***** Extracted data
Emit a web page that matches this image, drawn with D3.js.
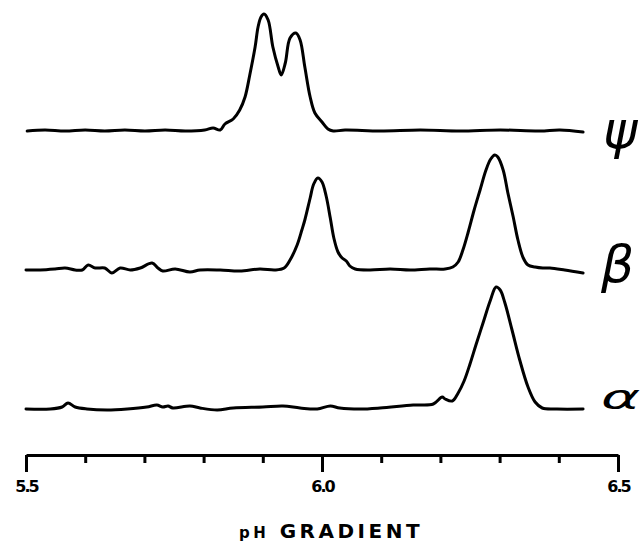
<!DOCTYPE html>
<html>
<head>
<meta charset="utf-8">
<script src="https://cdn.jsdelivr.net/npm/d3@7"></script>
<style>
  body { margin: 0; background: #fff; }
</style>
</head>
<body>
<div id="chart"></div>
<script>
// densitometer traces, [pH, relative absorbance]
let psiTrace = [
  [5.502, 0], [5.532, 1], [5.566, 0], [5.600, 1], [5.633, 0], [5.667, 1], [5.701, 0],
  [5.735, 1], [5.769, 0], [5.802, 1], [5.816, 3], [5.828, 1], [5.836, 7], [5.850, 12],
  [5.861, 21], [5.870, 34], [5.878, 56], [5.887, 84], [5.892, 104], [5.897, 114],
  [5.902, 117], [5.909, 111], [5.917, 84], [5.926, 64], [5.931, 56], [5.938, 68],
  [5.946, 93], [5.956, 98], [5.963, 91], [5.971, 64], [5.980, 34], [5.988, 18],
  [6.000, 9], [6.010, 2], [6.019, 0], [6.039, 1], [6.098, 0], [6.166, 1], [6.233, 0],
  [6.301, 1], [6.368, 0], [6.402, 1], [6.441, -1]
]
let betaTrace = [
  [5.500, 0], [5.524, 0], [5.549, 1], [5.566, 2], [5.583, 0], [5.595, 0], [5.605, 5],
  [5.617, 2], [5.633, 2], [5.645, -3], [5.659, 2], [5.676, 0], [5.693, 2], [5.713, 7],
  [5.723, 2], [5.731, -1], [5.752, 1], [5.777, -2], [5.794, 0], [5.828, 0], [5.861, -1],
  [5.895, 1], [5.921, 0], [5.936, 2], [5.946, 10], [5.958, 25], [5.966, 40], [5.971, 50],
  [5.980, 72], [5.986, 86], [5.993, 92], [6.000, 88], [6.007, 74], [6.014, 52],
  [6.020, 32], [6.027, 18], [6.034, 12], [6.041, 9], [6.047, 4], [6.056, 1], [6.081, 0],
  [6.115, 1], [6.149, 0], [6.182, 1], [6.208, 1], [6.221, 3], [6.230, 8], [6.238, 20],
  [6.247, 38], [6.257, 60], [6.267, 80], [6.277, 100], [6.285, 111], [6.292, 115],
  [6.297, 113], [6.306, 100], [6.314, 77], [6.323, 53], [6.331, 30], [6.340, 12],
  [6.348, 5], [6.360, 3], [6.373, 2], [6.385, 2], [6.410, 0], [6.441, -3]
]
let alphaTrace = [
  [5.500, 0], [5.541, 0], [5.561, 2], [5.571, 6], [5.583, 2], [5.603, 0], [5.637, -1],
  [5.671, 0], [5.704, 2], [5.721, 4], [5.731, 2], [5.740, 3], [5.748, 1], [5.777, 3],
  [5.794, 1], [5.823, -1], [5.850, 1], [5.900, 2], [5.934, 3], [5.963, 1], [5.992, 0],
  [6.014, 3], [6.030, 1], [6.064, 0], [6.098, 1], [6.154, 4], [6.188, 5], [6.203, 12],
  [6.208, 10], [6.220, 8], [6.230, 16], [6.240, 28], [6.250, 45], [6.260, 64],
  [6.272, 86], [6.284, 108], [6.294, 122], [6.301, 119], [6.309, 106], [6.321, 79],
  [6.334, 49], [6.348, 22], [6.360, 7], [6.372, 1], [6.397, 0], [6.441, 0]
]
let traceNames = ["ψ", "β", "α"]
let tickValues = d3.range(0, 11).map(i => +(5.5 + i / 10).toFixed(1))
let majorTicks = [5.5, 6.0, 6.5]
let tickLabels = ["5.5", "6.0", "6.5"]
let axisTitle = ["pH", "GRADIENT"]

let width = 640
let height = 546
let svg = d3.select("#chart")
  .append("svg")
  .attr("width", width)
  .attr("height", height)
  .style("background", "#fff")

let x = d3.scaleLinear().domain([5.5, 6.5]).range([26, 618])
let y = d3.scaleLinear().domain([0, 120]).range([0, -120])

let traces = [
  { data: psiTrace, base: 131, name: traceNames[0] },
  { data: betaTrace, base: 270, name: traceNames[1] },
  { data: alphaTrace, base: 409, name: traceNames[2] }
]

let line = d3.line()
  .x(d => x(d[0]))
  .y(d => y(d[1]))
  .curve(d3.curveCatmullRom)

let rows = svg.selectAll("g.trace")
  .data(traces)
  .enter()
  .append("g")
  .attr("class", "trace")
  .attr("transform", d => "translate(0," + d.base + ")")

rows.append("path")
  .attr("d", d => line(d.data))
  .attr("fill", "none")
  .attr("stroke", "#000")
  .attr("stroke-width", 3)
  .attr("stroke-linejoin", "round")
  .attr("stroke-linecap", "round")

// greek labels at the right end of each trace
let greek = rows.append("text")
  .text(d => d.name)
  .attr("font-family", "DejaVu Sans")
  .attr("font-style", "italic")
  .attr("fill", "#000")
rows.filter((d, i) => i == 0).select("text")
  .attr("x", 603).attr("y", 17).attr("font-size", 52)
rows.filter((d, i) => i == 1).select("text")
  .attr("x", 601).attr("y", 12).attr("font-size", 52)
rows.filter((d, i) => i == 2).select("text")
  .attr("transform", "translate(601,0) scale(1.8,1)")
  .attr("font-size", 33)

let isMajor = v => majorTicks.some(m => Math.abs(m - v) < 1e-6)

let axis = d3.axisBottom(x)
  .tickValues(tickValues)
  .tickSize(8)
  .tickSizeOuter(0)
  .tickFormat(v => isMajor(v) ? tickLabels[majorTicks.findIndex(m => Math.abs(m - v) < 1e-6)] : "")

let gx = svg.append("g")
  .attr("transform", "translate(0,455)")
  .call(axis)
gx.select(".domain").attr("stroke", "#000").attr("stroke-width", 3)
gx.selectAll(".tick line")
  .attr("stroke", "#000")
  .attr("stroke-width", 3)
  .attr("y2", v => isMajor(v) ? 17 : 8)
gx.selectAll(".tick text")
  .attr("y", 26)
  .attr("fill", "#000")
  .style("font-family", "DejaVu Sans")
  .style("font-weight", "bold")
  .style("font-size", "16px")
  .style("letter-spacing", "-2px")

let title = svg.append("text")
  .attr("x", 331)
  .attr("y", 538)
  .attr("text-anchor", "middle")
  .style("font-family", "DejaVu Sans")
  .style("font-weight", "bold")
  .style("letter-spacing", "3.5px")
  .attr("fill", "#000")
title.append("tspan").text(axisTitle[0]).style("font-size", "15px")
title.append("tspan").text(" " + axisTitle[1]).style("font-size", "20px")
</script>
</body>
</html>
**********
***** Extracted data
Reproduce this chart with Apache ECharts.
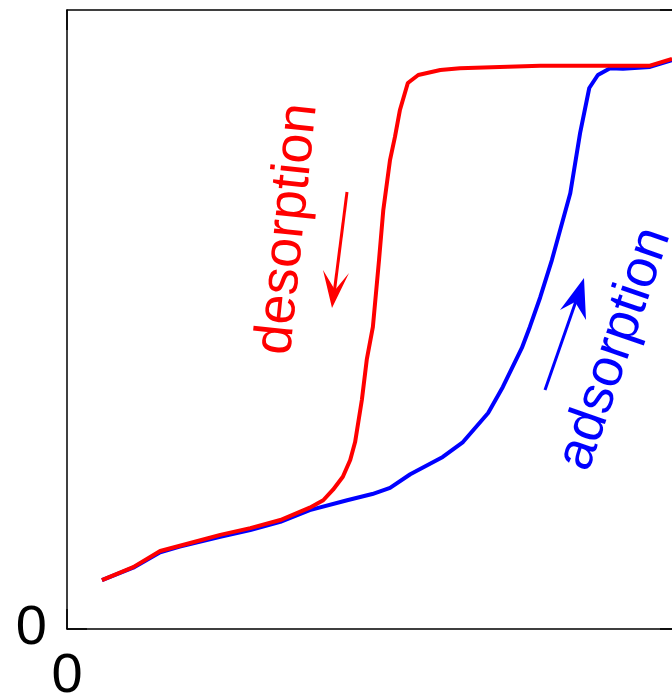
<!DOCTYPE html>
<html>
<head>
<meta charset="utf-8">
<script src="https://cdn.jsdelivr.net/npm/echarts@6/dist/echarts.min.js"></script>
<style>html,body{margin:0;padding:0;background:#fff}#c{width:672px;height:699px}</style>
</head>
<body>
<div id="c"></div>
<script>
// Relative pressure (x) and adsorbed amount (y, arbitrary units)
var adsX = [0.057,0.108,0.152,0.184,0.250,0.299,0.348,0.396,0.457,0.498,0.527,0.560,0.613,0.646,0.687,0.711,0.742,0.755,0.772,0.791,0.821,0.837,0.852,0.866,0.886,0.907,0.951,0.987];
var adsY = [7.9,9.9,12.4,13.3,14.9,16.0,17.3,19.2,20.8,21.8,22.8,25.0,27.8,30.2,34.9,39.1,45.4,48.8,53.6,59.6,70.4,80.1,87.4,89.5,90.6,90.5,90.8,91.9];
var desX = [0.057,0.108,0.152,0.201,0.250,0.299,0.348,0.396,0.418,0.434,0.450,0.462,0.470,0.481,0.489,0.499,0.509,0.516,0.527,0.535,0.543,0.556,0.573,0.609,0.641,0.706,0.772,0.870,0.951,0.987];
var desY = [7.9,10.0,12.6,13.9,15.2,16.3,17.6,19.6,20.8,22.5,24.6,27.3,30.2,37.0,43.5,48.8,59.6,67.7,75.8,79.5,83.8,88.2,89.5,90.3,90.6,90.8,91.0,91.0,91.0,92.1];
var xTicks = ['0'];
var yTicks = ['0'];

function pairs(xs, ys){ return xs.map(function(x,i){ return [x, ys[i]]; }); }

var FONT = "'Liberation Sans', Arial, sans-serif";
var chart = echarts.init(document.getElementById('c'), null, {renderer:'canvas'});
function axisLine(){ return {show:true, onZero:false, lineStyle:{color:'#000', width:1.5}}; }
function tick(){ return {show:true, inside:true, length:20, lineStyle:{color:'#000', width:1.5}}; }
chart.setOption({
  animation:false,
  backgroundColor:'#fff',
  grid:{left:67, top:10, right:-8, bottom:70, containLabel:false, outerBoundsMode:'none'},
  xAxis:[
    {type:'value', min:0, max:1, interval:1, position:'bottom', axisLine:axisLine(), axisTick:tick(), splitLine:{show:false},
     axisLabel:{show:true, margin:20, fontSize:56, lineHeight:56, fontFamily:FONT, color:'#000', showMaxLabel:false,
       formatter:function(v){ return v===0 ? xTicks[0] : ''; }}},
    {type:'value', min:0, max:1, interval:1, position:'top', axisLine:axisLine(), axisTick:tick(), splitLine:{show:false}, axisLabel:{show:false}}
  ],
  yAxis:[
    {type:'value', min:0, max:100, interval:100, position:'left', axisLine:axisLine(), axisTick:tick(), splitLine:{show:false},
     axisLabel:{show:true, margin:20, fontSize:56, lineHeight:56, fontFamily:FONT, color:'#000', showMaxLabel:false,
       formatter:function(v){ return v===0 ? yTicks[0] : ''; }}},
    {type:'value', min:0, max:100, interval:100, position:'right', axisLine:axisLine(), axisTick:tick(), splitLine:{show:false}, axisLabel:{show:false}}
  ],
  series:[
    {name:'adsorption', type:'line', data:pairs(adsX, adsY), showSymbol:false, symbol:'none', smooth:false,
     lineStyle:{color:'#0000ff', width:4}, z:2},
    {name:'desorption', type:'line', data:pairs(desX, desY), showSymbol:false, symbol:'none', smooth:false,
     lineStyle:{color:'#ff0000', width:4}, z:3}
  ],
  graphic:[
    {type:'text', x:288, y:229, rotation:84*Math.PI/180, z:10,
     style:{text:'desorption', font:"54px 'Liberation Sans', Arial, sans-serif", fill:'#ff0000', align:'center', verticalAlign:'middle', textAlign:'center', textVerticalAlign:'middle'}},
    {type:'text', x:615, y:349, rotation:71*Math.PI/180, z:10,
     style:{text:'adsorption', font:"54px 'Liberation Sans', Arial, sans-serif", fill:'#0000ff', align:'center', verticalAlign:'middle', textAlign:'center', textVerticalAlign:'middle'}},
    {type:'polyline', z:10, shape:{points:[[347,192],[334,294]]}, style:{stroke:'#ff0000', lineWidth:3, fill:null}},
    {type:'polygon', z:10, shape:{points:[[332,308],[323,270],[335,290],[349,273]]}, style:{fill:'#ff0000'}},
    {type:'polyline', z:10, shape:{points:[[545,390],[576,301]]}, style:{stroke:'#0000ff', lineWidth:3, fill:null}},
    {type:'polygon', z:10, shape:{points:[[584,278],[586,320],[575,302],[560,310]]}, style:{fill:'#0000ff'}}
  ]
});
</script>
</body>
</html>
**********
***** Extracted data
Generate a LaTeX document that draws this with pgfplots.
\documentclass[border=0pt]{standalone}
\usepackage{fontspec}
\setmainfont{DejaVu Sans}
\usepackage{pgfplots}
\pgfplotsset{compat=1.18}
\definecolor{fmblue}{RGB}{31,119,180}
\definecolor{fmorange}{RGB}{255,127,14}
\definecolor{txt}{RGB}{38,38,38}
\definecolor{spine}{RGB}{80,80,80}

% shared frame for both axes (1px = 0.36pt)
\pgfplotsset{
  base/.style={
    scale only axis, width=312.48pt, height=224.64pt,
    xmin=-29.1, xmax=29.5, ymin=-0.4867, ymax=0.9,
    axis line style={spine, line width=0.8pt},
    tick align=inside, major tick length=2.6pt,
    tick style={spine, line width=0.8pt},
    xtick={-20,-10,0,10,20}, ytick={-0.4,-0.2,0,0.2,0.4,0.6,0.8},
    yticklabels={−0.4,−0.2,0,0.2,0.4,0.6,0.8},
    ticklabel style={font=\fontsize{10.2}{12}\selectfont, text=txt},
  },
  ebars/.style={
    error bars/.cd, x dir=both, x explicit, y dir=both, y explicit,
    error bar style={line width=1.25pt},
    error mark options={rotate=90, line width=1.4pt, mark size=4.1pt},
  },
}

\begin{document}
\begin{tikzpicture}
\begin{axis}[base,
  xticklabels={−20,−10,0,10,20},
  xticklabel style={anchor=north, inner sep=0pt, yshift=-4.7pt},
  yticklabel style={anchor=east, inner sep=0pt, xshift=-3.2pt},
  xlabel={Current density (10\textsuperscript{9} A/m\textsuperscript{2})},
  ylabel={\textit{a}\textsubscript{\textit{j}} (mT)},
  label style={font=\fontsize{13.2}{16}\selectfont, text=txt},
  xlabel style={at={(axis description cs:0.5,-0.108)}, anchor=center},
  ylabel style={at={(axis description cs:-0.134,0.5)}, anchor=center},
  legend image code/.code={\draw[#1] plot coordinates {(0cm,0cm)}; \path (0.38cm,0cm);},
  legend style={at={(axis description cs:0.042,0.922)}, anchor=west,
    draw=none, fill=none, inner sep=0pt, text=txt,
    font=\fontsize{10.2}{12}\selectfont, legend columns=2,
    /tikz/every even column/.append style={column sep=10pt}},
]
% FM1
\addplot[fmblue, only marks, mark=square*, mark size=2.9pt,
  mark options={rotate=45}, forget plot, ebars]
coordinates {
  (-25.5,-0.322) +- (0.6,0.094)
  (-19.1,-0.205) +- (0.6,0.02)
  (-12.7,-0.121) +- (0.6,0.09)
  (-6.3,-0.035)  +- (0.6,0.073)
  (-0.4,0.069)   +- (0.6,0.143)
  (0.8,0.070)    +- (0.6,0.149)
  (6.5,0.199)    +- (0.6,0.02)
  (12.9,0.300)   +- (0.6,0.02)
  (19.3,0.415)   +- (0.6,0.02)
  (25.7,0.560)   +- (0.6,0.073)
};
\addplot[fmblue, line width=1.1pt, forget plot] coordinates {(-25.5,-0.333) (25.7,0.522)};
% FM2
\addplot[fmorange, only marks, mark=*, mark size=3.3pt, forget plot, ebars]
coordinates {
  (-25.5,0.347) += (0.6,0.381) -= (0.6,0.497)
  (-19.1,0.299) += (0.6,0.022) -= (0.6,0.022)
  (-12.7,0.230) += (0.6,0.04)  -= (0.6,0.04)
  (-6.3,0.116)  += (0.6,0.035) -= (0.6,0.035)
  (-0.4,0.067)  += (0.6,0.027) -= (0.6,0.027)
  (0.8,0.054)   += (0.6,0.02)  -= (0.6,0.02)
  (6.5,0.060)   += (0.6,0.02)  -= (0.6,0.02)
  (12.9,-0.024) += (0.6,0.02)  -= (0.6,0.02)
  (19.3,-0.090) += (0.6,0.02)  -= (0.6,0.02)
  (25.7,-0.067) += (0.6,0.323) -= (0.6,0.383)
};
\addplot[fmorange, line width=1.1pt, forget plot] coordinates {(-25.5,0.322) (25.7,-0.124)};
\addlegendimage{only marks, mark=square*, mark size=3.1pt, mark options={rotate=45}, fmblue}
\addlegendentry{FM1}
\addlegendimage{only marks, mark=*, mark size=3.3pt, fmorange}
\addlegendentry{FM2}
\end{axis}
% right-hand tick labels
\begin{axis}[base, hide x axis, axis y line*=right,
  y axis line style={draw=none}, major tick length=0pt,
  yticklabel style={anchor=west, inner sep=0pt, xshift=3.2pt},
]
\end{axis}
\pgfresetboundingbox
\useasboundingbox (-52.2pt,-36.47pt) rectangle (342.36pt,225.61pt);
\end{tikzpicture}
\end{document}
**********
* **Exercise requirements**: Look through the entries and return every line where "with" appears.

* **Reply**:
Emit a web page that matches this image, drawn with D3.js.
Reproduce this chart with Apache ECharts.
Generate a LaTeX document that draws this with pgfplots.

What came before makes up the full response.